Langkah yang dilakukan Bank BRI ke depan kata Andri tidak hanya akan membawa dampak positif bagi lingkungan, sebab secara bisnis bagi perusahaan, dengan segera berhenti mendanai sumber batubara, maka peluang untuk mengembangkan pendanaan bisnis hijau akan semakin terbuka luas dan perusahaan juga akan terhindar dari risiko stranded asset.
Baca juga: Hingga April 2022, Realisasi Penyaluran Kredit UMKM Bank Mandiri Tembus Rp 109,04 Triliun
“BRI tercatat mengambil bagian dalam kredit sindikasi untuk Mega Proyek PLTU Jawa 9-10 yang menelan biaya hingga 40 triliun rupiah dengan kapasitas 2.000 MW. PLTU Jawa 9-10 saat ini sedang masuk tahap pembangunan awal, bila BRI serius
terhadap komitmennya, BRI juga dapat mengawalinya dengan menarik keterlibatannya dari proyek ini,” ujar Andri.
Manajer Kampanye Tambang dan Energi WALHI, Fanny Tri Jambore mengatakan, pendanaan pada industri ekstraktif termasuk batubara dan minyak bumi selama ini menyebabkan meluasnya kerusakan sehingga membuat merosotnya kualitas lingkungan dan hilangnya sumber penghidupan komunitas lokal, dan memicu krisis iklim.

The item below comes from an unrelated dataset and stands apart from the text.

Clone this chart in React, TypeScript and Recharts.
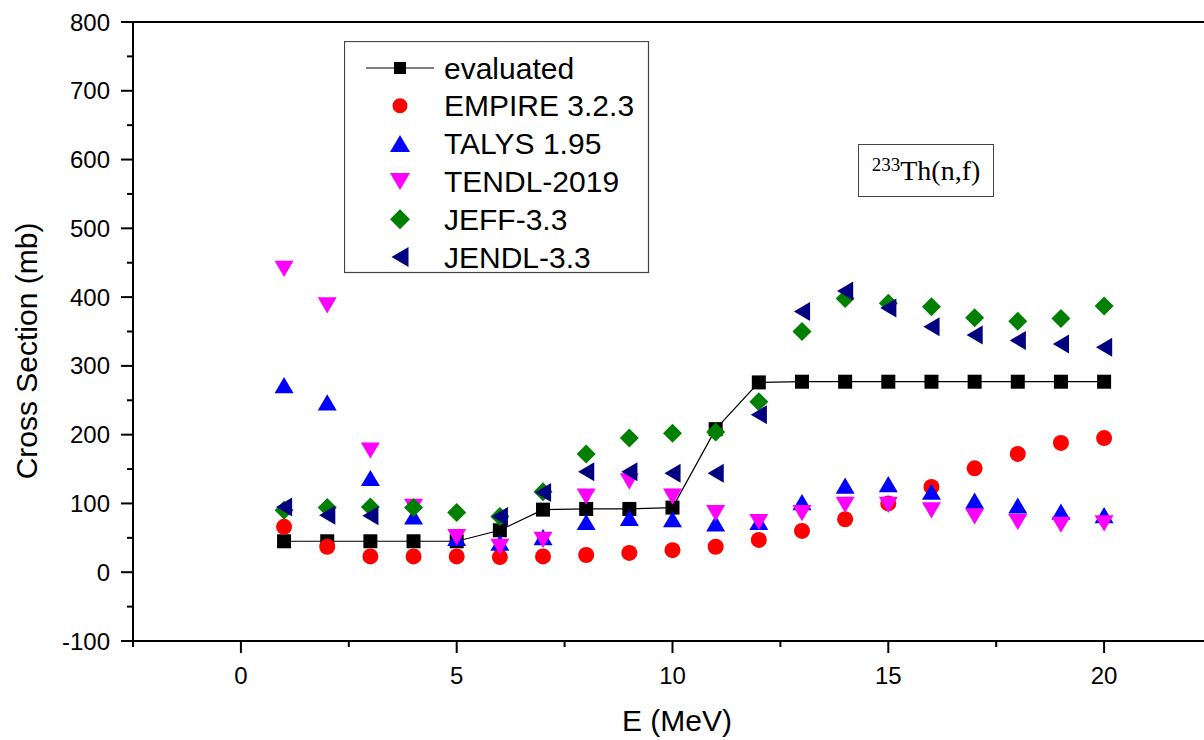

Fanny mengungkapkan, lebih dari separuh luas daratan negara ini telah diambil alih oleh sektor industri ekstraktif.
Setidaknya izin sektor pertambangan terus merangsek hingga menguasai setidaknya 97,7 juta hektar luas kawasan di Indonesia.
“Pemusatan keuntungan pada segelintir tangan melalui industri energi fosil ini bertolak belakang pada upaya untuk mengatasi laju krisis iklim,” tegas Fanny.

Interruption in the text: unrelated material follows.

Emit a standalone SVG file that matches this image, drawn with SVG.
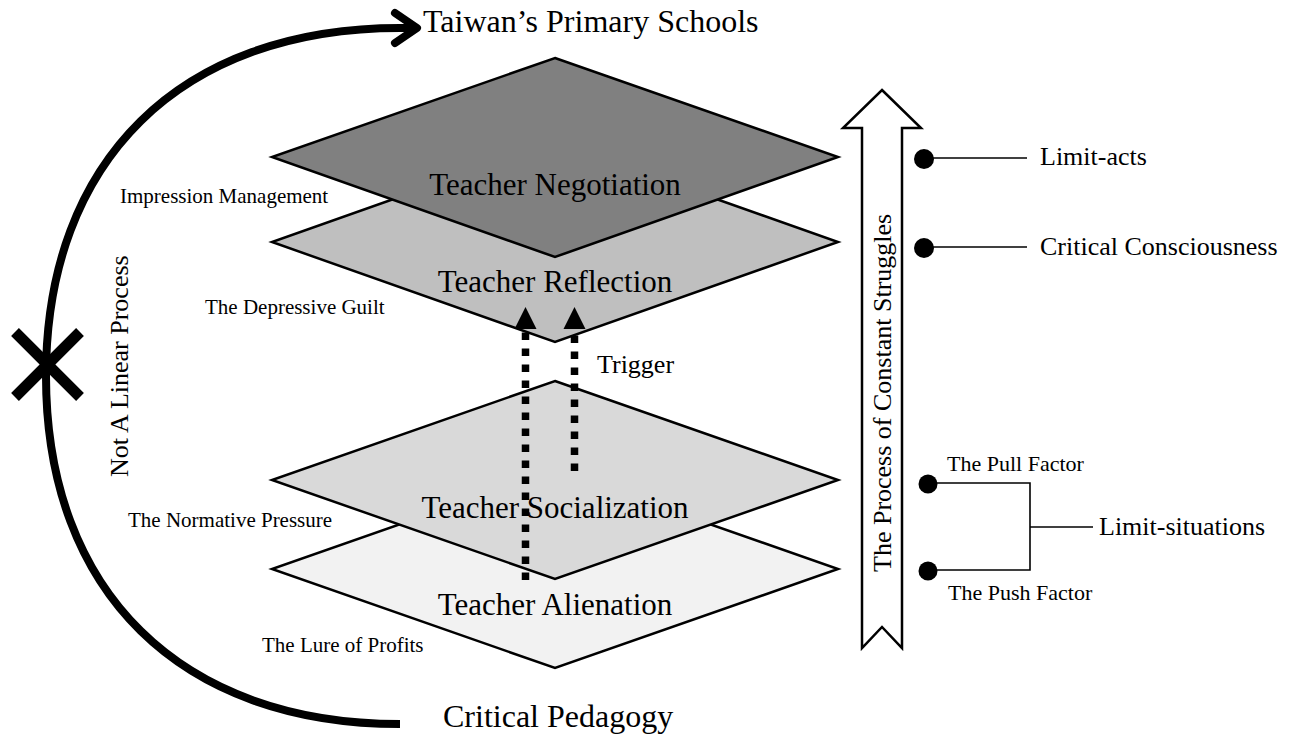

Langkah Bank BRI ini harusnya juga menjadi sinyalemen kepada Otoritas Jasa Keuangan serta sektor pendanaan lainnya untuk memperbaiki visi dan arah kebijakan
pendanaan di Indonesia.
Sektor energi fosil seharusnya sudah tidak lagi mendapat tempat pada taksonomi hijau, serta tidak lagi dipermudah dalam mendapatkan sokongan pendanaan. Lembaga keuangan yang ada sekarang harus mengambil peran dalam mitigasi perubahan iklim melalui pembiayaan ke sektor-sektor ekonomi regeneratif dan berkelanjutan, sebelum ditinggal oleh nasabah dan investor yang memiliki kepedulian terhadap bumi ini.
Direktur Utama BRI, Sunarso di konferensi World Economic Forum, Davos, Swiss menyebutkan, portofolio kredit perseroan ke sektor energi fosil terutama batu bara yang saat ini hanya kurang dari 3 % dari keseluruhan kredit BRI dipastikan tidak akan bertambah.
Pernyataan ini disampaikan oleh Sunarso saat ditanya tentang kemungkinan BRI terlibat dalam pembiayaan energi fosil yang belakangan dicoba untuk didorong kembali menyusul terjadinya krisis energi global akibat pandemi dan perang Rusia-Ukraina.
Inisiatif untuk membatasi pendanaan ke sektor pertambangan batu bara sebetulnya sudah diutarakan manajemen perseroan dalam laporan tahunan 2020. BRI disebut tidak akan lagi memberikan pembiayaan kredit pada usaha yang merusak lingkungan dan berkomitmen untuk menerapkan praktik keuangan berkelanjutan yang diintegrasikan dengan aspek ESG (Environment, Social, and Governance).
Kebijakan BRI untuk membatasi penyaluran kredit di sektor batu bara juga turut mendapat dukungan publik. Gerakan Bersihkan Indonesia menginisiasi petisi agar BRI menghentikan pembiayaan ke sektor baru bara. Petisi di laman Change.org itu sudah ditandatangani lebih dari 13.561 orang.